WHAT THE TASK ASKS
Would you repeat the listing exactly but omit every picture?

DATA SHOWN
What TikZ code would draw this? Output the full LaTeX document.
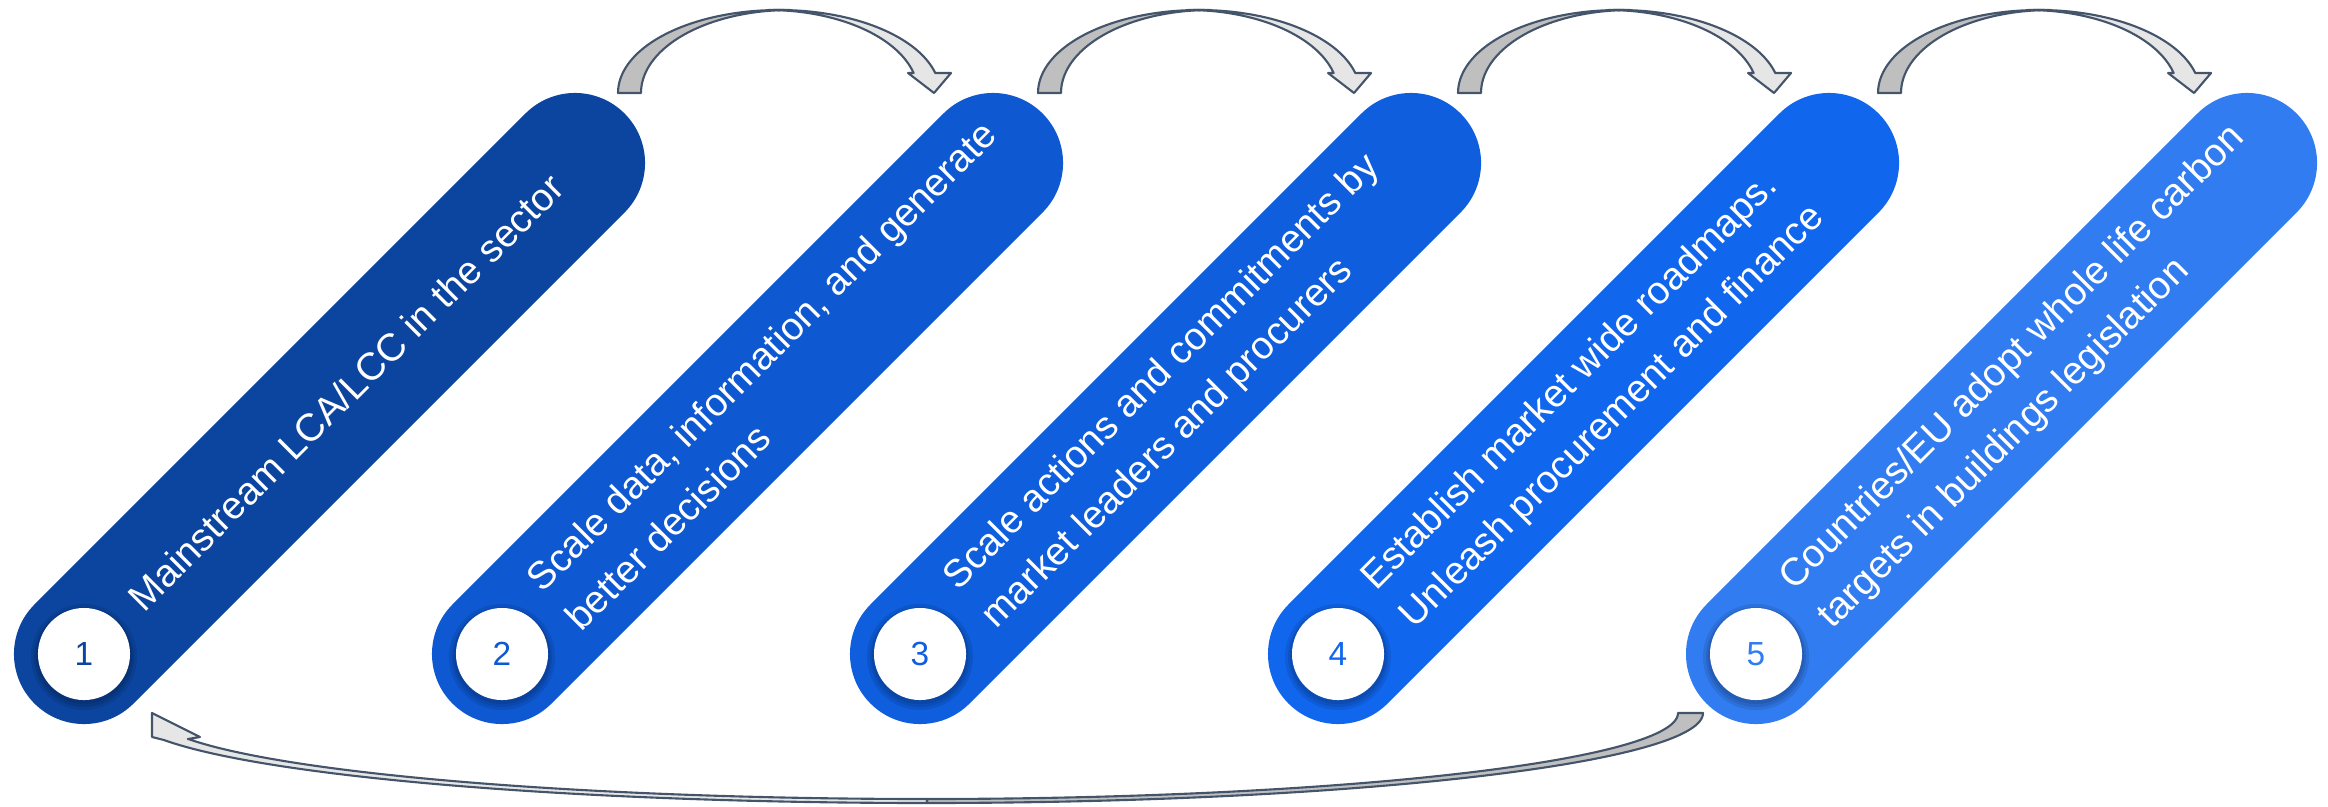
\documentclass[tikz,border=0pt]{standalone}
\usepackage{fontspec}
\setmainfont{Liberation Sans}
\definecolor{p1}{HTML}{0B45A0}
\definecolor{p2}{HTML}{0E58D2}
\definecolor{p3}{HTML}{0E5EDE}
\definecolor{p4}{HTML}{1166EE}
\definecolor{p5}{HTML}{317CF0}
\definecolor{arrline}{HTML}{44546A}
\definecolor{arrdark}{HTML}{BFBFBF}
\definecolor{arrlight}{HTML}{E7E6E6}
\begin{document}
\begin{tikzpicture}[x=0.01cm,y=-0.01cm,
  pill/.style={line width=1.4cm, line cap=round},
  numcirc/.style={circle, fill=white, minimum size=0.92cm, inner sep=0pt, font=\fontsize{9.5}{10}\selectfont},
  steptext/.style={anchor=west, rotate=45, align=left, text=white, inner sep=0pt, font=\fontsize{11}{15.6}\selectfont},
  shad/.style={fill=black, opacity=0.09},
  ribbon/.style={draw=arrline, line width=0.6pt, line join=round}]
\useasboundingbox (0,0) rectangle (2328,806);

% pill axes
\coordinate (b1) at (84,654);   \coordinate (t1) at (575,163);
\coordinate (b2) at (502,654);  \coordinate (t2) at (993,163);
\coordinate (b3) at (920,654);  \coordinate (t3) at (1411,163);
\coordinate (b4) at (1338,654); \coordinate (t4) at (1829,163);
\coordinate (b5) at (1756,654); \coordinate (t5) at (2247,163);

\draw[pill, p1] (b1) -- (t1);
\draw[pill, p2] (b2) -- (t2);
\draw[pill, p3] (b3) -- (t3);
\draw[pill, p4] (b4) -- (t4);
\draw[pill, p5] (b5) -- (t5);

% circle shadows
\foreach \b in {b1,b2,b3,b4,b5}{
  \fill[shad] ([yshift=-0.03cm]\b) circle[radius=0.53cm];
  \fill[shad] ([yshift=-0.03cm]\b) circle[radius=0.50cm];
  \fill[shad] ([yshift=-0.02cm]\b) circle[radius=0.48cm];
}

\node[numcirc, text=p1] (c1) at (b1) {1};
\node[numcirc, text=p2] (c2) at (b2) {2};
\node[numcirc, text=p3] (c3) at (b3) {3};
\node[numcirc, text=p4] (c4) at (b4) {4};
\node[numcirc, text=p5] (c5) at (b5) {5};

\node[steptext] (s1) at ([shift={(50,-50)}]b1) {Mainstream LCA/LCC in the sector};
\node[steptext] (s2) at ([shift={(50,-50)}]b2) {Scale data, information, and generate\\better decisions};
\node[steptext] (s3) at ([shift={(50,-50)}]b3) {Scale actions and commitments by\\market leaders and procurers};
\node[steptext] (s4) at ([shift={(50,-50)}]b4) {Establish market wide roadmaps.\\Unleash procurement and finance};
\node[steptext] (s5) at ([shift={(50,-50)}]b5) {Countries/EU adopt whole life carbon\\targets in buildings legislation};

% top curved arrows
\foreach \d in {0,420,840,1260}{
  \begin{scope}[shift={(\d,0)}]
    \filldraw[ribbon, fill=arrlight]
      plot[domain=270:346.06, samples=50] ({779+161*cos(\x)}, {93+83*sin(\x)})
      -- (951,73) -- (934,93) -- (908,73)
      -- plot[domain=346.06:270, samples=50] ({768+150*cos(\x)}, {93+83*sin(\x)}) -- cycle;
    \filldraw[ribbon, fill=arrdark]
      plot[domain=180:270, samples=50] ({779+161*cos(\x)}, {93+83*sin(\x)})
      -- plot[domain=270:180, samples=50] ({790+149*cos(\x)}, {93+83*sin(\x)}) -- cycle;
  \end{scope}
}

% bottom return arrow
\filldraw[ribbon, fill=arrdark]
  plot[domain=0:90, samples=80] ({927+776*cos(\x)}, {713+90*sin(\x)})
  -- plot[domain=90:0, samples=80] ({927+751*cos(\x)}, {713+86*sin(\x)}) -- cycle;
\filldraw[ribbon, fill=arrlight]
  plot[domain=90:162.54, samples=80] ({927+800*cos(\x)}, {713+90*sin(\x)})
  -- (152,737) -- (152,713) -- (200,737) -- (188,739)
  -- plot[domain=162.5:90, samples=80] ({927+775*cos(\x)}, {713+86*sin(\x)}) -- cycle;
\end{tikzpicture}
\end{document}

RESULT FOR THIS EXERCISE
What TikZ code would draw this? Output the full LaTeX document.
\documentclass[tikz,border=0pt]{standalone}
\usepackage{fontspec}
\setmainfont{Liberation Sans}
\definecolor{p1}{HTML}{0B45A0}
\definecolor{p2}{HTML}{0E58D2}
\definecolor{p3}{HTML}{0E5EDE}
\definecolor{p4}{HTML}{1166EE}
\definecolor{p5}{HTML}{317CF0}
\definecolor{arrline}{HTML}{44546A}
\definecolor{arrdark}{HTML}{BFBFBF}
\definecolor{arrlight}{HTML}{E7E6E6}
\begin{document}
\begin{tikzpicture}[x=0.01cm,y=-0.01cm,
  pill/.style={line width=1.4cm, line cap=round},
  numcirc/.style={circle, fill=white, minimum size=0.92cm, inner sep=0pt, font=\fontsize{9.5}{10}\selectfont},
  steptext/.style={anchor=west, rotate=45, align=left, text=white, inner sep=0pt, font=\fontsize{11}{15.6}\selectfont},
  shad/.style={fill=black, opacity=0.09},
  ribbon/.style={draw=arrline, line width=0.6pt, line join=round}]
\useasboundingbox (0,0) rectangle (2328,806);

% pill axes
\coordinate (b1) at (84,654);   \coordinate (t1) at (575,163);
\coordinate (b2) at (502,654);  \coordinate (t2) at (993,163);
\coordinate (b3) at (920,654);  \coordinate (t3) at (1411,163);
\coordinate (b4) at (1338,654); \coordinate (t4) at (1829,163);
\coordinate (b5) at (1756,654); \coordinate (t5) at (2247,163);

\draw[pill, p1] (b1) -- (t1);
\draw[pill, p2] (b2) -- (t2);
\draw[pill, p3] (b3) -- (t3);
\draw[pill, p4] (b4) -- (t4);
\draw[pill, p5] (b5) -- (t5);

% circle shadows
\foreach \b in {b1,b2,b3,b4,b5}{
  \fill[shad] ([yshift=-0.03cm]\b) circle[radius=0.53cm];
  \fill[shad] ([yshift=-0.03cm]\b) circle[radius=0.50cm];
  \fill[shad] ([yshift=-0.02cm]\b) circle[radius=0.48cm];
}

\node[numcirc, text=p1] (c1) at (b1) {1};
\node[numcirc, text=p2] (c2) at (b2) {2};
\node[numcirc, text=p3] (c3) at (b3) {3};
\node[numcirc, text=p4] (c4) at (b4) {4};
\node[numcirc, text=p5] (c5) at (b5) {5};

\node[steptext] (s1) at ([shift={(50,-50)}]b1) {Mainstream LCA/LCC in the sector};
\node[steptext] (s2) at ([shift={(50,-50)}]b2) {Scale data, information, and generate\\better decisions};
\node[steptext] (s3) at ([shift={(50,-50)}]b3) {Scale actions and commitments by\\market leaders and procurers};
\node[steptext] (s4) at ([shift={(50,-50)}]b4) {Establish market wide roadmaps.\\Unleash procurement and finance};
\node[steptext] (s5) at ([shift={(50,-50)}]b5) {Countries/EU adopt whole life carbon\\targets in buildings legislation};

% top curved arrows
\foreach \d in {0,420,840,1260}{
  \begin{scope}[shift={(\d,0)}]
    \filldraw[ribbon, fill=arrlight]
      plot[domain=270:346.06, samples=50] ({779+161*cos(\x)}, {93+83*sin(\x)})
      -- (951,73) -- (934,93) -- (908,73)
      -- plot[domain=346.06:270, samples=50] ({768+150*cos(\x)}, {93+83*sin(\x)}) -- cycle;
    \filldraw[ribbon, fill=arrdark]
      plot[domain=180:270, samples=50] ({779+161*cos(\x)}, {93+83*sin(\x)})
      -- plot[domain=270:180, samples=50] ({790+149*cos(\x)}, {93+83*sin(\x)}) -- cycle;
  \end{scope}
}

% bottom return arrow
\filldraw[ribbon, fill=arrdark]
  plot[domain=0:90, samples=80] ({927+776*cos(\x)}, {713+90*sin(\x)})
  -- plot[domain=90:0, samples=80] ({927+751*cos(\x)}, {713+86*sin(\x)}) -- cycle;
\filldraw[ribbon, fill=arrlight]
  plot[domain=90:162.54, samples=80] ({927+800*cos(\x)}, {713+90*sin(\x)})
  -- (152,737) -- (152,713) -- (200,737) -- (188,739)
  -- plot[domain=162.5:90, samples=80] ({927+775*cos(\x)}, {713+86*sin(\x)}) -- cycle;
\end{tikzpicture}
\end{document}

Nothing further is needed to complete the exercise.